I saw this onesie at a store last month and it cracked me up. My Parents Don't Want Your advice. There have been times this last week that I wish I had a shirt that said, My mama don't want your advice!
Let me back up for a moment and clarify two points:
1. I often ask for advice on this blog, and I'm thankful for your input. This does not apply to the blog.
2. I am guilty of what I'm about to describe.
When you train at a public park, you're going to run into well-meaning people who see you struggling and want to help. Unfortunately, help is often a distraction, and it almost always leads to a worse outcome. I'm not sure why that is, but every time I've taken someone's advice--I'm not talking about trainers, but random people who show up-- it got worse. It could be that it interferes with my natural method--which to someone on the outside might look "wrong". When I feel pressured to try to adopt their advice it makes me see it from their eyes--and not my own or my horse's. It interferes with the communication going on. I start seeing where we should be--and not where we actually are. It's frustrating, and it happened to me twice last week, setting back our progress.

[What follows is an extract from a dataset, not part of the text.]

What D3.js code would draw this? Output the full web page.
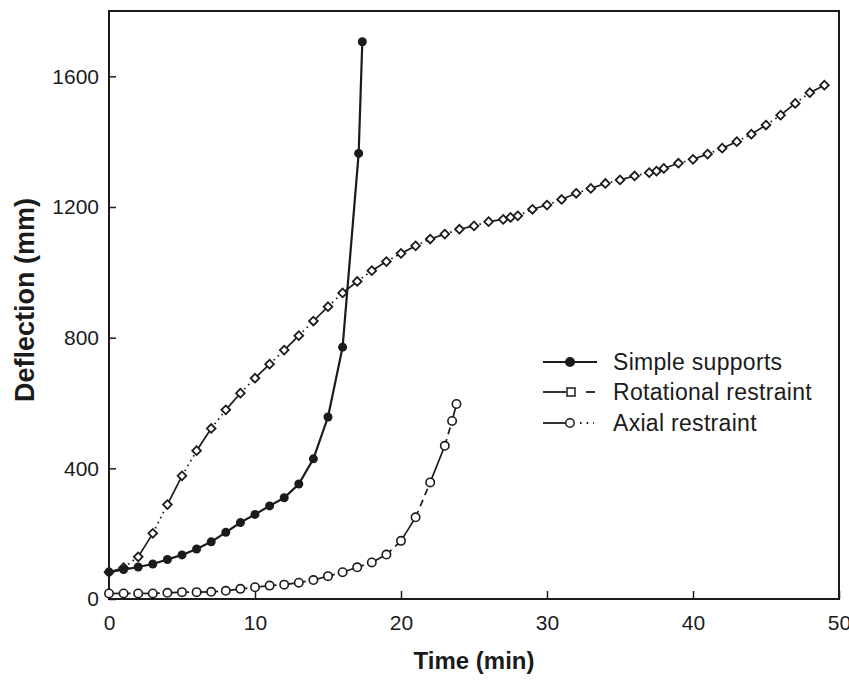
<!DOCTYPE html>
<html>
<head>
<meta charset="utf-8">
<script src="https://cdn.jsdelivr.net/npm/d3@7"></script>
<style>
    body { margin: 0; background: #fff; }
    svg { display: block; font-family: "Liberation Sans", Arial, sans-serif; }
</style>
</head>
<body>
<div id="plot"></div>
<script>
// Simple supports (filled circles, solid line)
var timeSimple = [0, 1, 2, 3, 4, 5, 6, 7, 8, 9, 10, 11, 12, 13, 14, 15, 16, 17.1, 17.35];
var deflSimple = [83, 90, 98, 107, 121, 135, 153, 175, 204, 234, 259, 285, 310, 352, 429, 557, 771, 1364, 1706];

// Rotational restraint (open diamonds, dash-dot)
var timeRot = [0, 1, 2, 3, 4, 5, 6, 7, 8, 9, 10, 11, 12, 13, 14, 15, 16, 17, 18, 19, 20,
    21, 22, 23, 24, 25, 26, 27, 27.5, 28, 29, 30, 31, 32, 33, 34, 35, 36, 37, 37.5,
    38, 39, 40, 41, 42, 43, 44, 45, 46, 47, 48, 49];
var deflRot = [82, 96, 129, 201, 289, 377, 454, 522, 579, 630, 676, 719, 762, 806, 851, 895, 937, 972, 1005, 1033, 1058,
    1081, 1102, 1117, 1132, 1142, 1155, 1162, 1168, 1173, 1193, 1206, 1223, 1242, 1257, 1272, 1283, 1295, 1305, 1310,
    1318, 1334, 1346, 1362, 1380, 1400, 1423, 1451, 1481, 1517, 1550, 1573];

// Axial restraint (open circles, dashed)
var timeAx = [0, 1, 2, 3, 4, 5, 6, 7, 8, 9, 10, 11, 12, 13, 14, 15, 16, 17, 18, 19, 20, 21, 22, 23, 23.5, 23.8];
var deflAx = [17, 17, 17, 17, 19, 21, 21, 22, 25, 31, 36, 41, 44, 50, 58, 70, 82, 97, 112, 136, 178, 250, 357, 469, 545, 597];

var xTicks = [0, 10, 20, 30, 40, 50];
var yTicks = [0, 400, 800, 1200, 1600];

var legendLabels = ["Simple supports", "Rotational restraint", "Axial restraint"];

var W = 849, H = 681;
// plot box edges (note: "top" is reserved on window, so use m* names)
var mLeft = 109, mRight = 839, mTop = 11, mBottom = 599;
var ink = "#1b1b1b";

var svg = d3.select("div#plot").append("svg")
    .attr("width", W)
    .attr("height", H)
    .attr("viewBox", "0 0 " + W + " " + H);

var x = d3.scaleLinear().domain([0, 50]).range([mLeft, mRight]);
var y = d3.scaleLinear().domain([0, 1800]).range([mBottom, mTop]);

function zip(ts, vs) {
    return ts.map(function(t, i) { return {t: t, v: vs[i]}; });
}
var simple = zip(timeSimple, deflSimple);
var rot = zip(timeRot, deflRot);
var ax = zip(timeAx, deflAx);

// Axes: ticks pointing inwards, labels outside.
var gx = svg.append("g")
    .attr("transform", "translate(0," + mBottom + ")")
    .call(d3.axisBottom(x).tickValues(xTicks).tickSize(-8).tickPadding(16).tickFormat(d3.format("d")));
var gy = svg.append("g")
    .attr("transform", "translate(" + mLeft + ",0)")
    .call(d3.axisLeft(y).tickValues(yTicks).tickSize(-7).tickPadding(10).tickFormat(d3.format("d")));
[gx, gy].forEach(function(g) {
    g.select(".domain").remove();
    g.selectAll(".tick line").attr("stroke", ink).attr("stroke-width", 1.5);
    g.selectAll(".tick text")
        .attr("fill", ink)
        .attr("font-size", 21)
        .attr("font-family", "Liberation Sans, Arial, sans-serif");
});

// Frame
svg.append("rect")
    .attr("x", mLeft).attr("y", mTop)
    .attr("width", mRight - mLeft).attr("height", mBottom - mTop)
    .attr("fill", "none")
    .attr("stroke", ink)
    .attr("stroke-width", 2);

// Axis titles
svg.append("text")
    .attr("x", (mLeft + mRight) / 2)
    .attr("y", 669)
    .attr("text-anchor", "middle")
    .attr("font-size", 24)
    .attr("font-weight", "bold")
    .attr("fill", ink)
    .text("Time (min)");
svg.append("text")
    .attr("transform", "translate(34,300) rotate(-90)")
    .attr("text-anchor", "middle")
    .attr("font-size", 27)
    .attr("font-weight", "bold")
    .attr("fill", ink)
    .text("Deflection (mm)");

// Lines drawn segment by segment: every other segment solid, the rest patterned.
function segments(data, cls, dash) {
    svg.append("g").attr("class", cls)
        .selectAll("line")
        .data(d3.pairs(data))
        .join("line")
            .attr("x1", function(d) { return x(d[0].t); })
            .attr("y1", function(d) { return y(d[0].v); })
            .attr("x2", function(d) { return x(d[1].t); })
            .attr("y2", function(d) { return y(d[1].v); })
            .attr("stroke", ink)
            .attr("stroke-width", 1.7)
            .attr("stroke-dasharray", function(d, i) { return i % 2 === 0 ? null : dash; });
}
segments(rot, "rot-line", "1.6,4");
segments(ax, "ax-line", "7,5");

svg.append("path")
    .datum(simple)
    .attr("fill", "none")
    .attr("stroke", ink)
    .attr("stroke-width", 2.2)
    .attr("d", d3.line().x(function(d) { return x(d.t); }).y(function(d) { return y(d.v); }));

// Markers
var diamond = d3.symbol().type(d3.symbolSquare).size(38);
svg.append("g").selectAll("path")
    .data(rot)
    .join("path")
        .attr("d", diamond)
        .attr("transform", function(d) { return "translate(" + x(d.t) + "," + y(d.v) + ") rotate(45)"; })
        .attr("fill", "#fff")
        .attr("stroke", ink)
        .attr("stroke-width", 1.8);

svg.append("g").selectAll("circle")
    .data(ax)
    .join("circle")
        .attr("cx", function(d) { return x(d.t); })
        .attr("cy", function(d) { return y(d.v); })
        .attr("r", 4.2)
        .attr("fill", "#fff")
        .attr("stroke", ink)
        .attr("stroke-width", 1.6);

svg.append("g").selectAll("circle")
    .data(simple)
    .join("circle")
        .attr("cx", function(d) { return x(d.t); })
        .attr("cy", function(d) { return y(d.v); })
        .attr("r", 4.5)
        .attr("fill", ink);

// Legend
var lg = svg.append("g").attr("class", "legend");
var rowY = [362, 392, 423];

lg.append("line").attr("x1", 543).attr("x2", 597).attr("y1", rowY[0]).attr("y2", rowY[0])
    .attr("stroke", ink).attr("stroke-width", 2.2);
lg.append("circle").attr("cx", 570).attr("cy", rowY[0]).attr("r", 5).attr("fill", ink);

lg.append("line").attr("x1", 543).attr("x2", 566).attr("y1", rowY[1]).attr("y2", rowY[1])
    .attr("stroke", ink).attr("stroke-width", 1.8);
lg.append("rect").attr("x", 567).attr("y", rowY[1] - 4).attr("width", 8).attr("height", 8)
    .attr("fill", "#fff").attr("stroke", ink).attr("stroke-width", 1.5);
lg.append("line").attr("x1", 586).attr("x2", 595).attr("y1", rowY[1]).attr("y2", rowY[1])
    .attr("stroke", ink).attr("stroke-width", 1.8);

lg.append("line").attr("x1", 543).attr("x2", 566).attr("y1", rowY[2]).attr("y2", rowY[2])
    .attr("stroke", ink).attr("stroke-width", 1.8);
lg.append("circle").attr("cx", 570).attr("cy", rowY[2]).attr("r", 4.2)
    .attr("fill", "#fff").attr("stroke", ink).attr("stroke-width", 1.5);
lg.append("line").attr("x1", 580).attr("x2", 594).attr("y1", rowY[2]).attr("y2", rowY[2])
    .attr("stroke", ink).attr("stroke-width", 1.8).attr("stroke-dasharray", "1.6,5");

lg.selectAll("text")
    .data(legendLabels)
    .join("text")
        .attr("x", 613)
        .attr("y", function(d, i) { return rowY[i] + 8; })
        .attr("font-size", 23)
        .attr("letter-spacing", 0.3)
        .attr("fill", ink)
        .text(function(d) { return d; });
</script>
</body>
</html>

Today the park was pretty full, and I shared a spot with a young woman and her horse. She backed her trailer up to the round pen right as I was going in. I started to feel the dread well up in me. Is she going to offer advice? Is she going to judge my methods? I mean, I think my methods are pretty solid, actually, but different horses need different things--and different people have different ways--and each horse and person is--for lack of a better word, different.
Well, she didn't...because she has better manners than me. I have been that know-it-all person before offering help when it wasn't asked. I look back and cringe! Please God, strike me moot if I ever go to offer unsolicited advice to another horse person.
Again, this advice comes from a good place and I in no way want to suggest it doesn't. It's just that it's not helpful.
We switched places and I went into the arena while she went into the round pen. As I was leaving, I saw her trying to load her horse, but she wouldn't get in the trailer. I didn't look at her, but walked slowly by, just in case she asked for my help. She didn't. She took her horse back into the round pen and started working her. As I drove off, I could see clearly, she was there to teach that horse to load properly, and that was all part of her plan. I was so thankful that I had kept my mouth shut.
Now, as I say this, I remember a time I did need help loading a horse, and a very nice man came over and gently asked me if I needed assistance. I had probably sent his group some imploring looks before he finally felt comfortable asking. I was very happy he did and accepted his help. Obviously, this isn't a hard and fast rule. It's delicate.
When we get past all of this elementary school training, and we've reached that greater plateau with our horses where we're doing all sorts of fun things on them--it is easy to forget how important the struggle was in getting there. It's also natural to want to share our many lessons with others who are back where we started, but this has taught me a valuable lesson that I hope I carry with me from here forward--Mama's Don't Want My Advice.
Here's my only video of Tumbleweed today. He still comes to me when I call him in, even though he knows I'm taking him off to work. That is something I never got from Leah or even Beautiful Girl. I've only ever had it with my first horse I raised from a weanling, Tanner, then Cowboy, Epona (so far), and Tweed. The others will stand for me when I come and get them, but they're not going that extra mile to come to me.
He had been way out in the pasture grazing when I called him in, and by the time it hit me to video it, he was almost there. It says volumes to me about his willingness and connection, despite whatever mistakes I've made.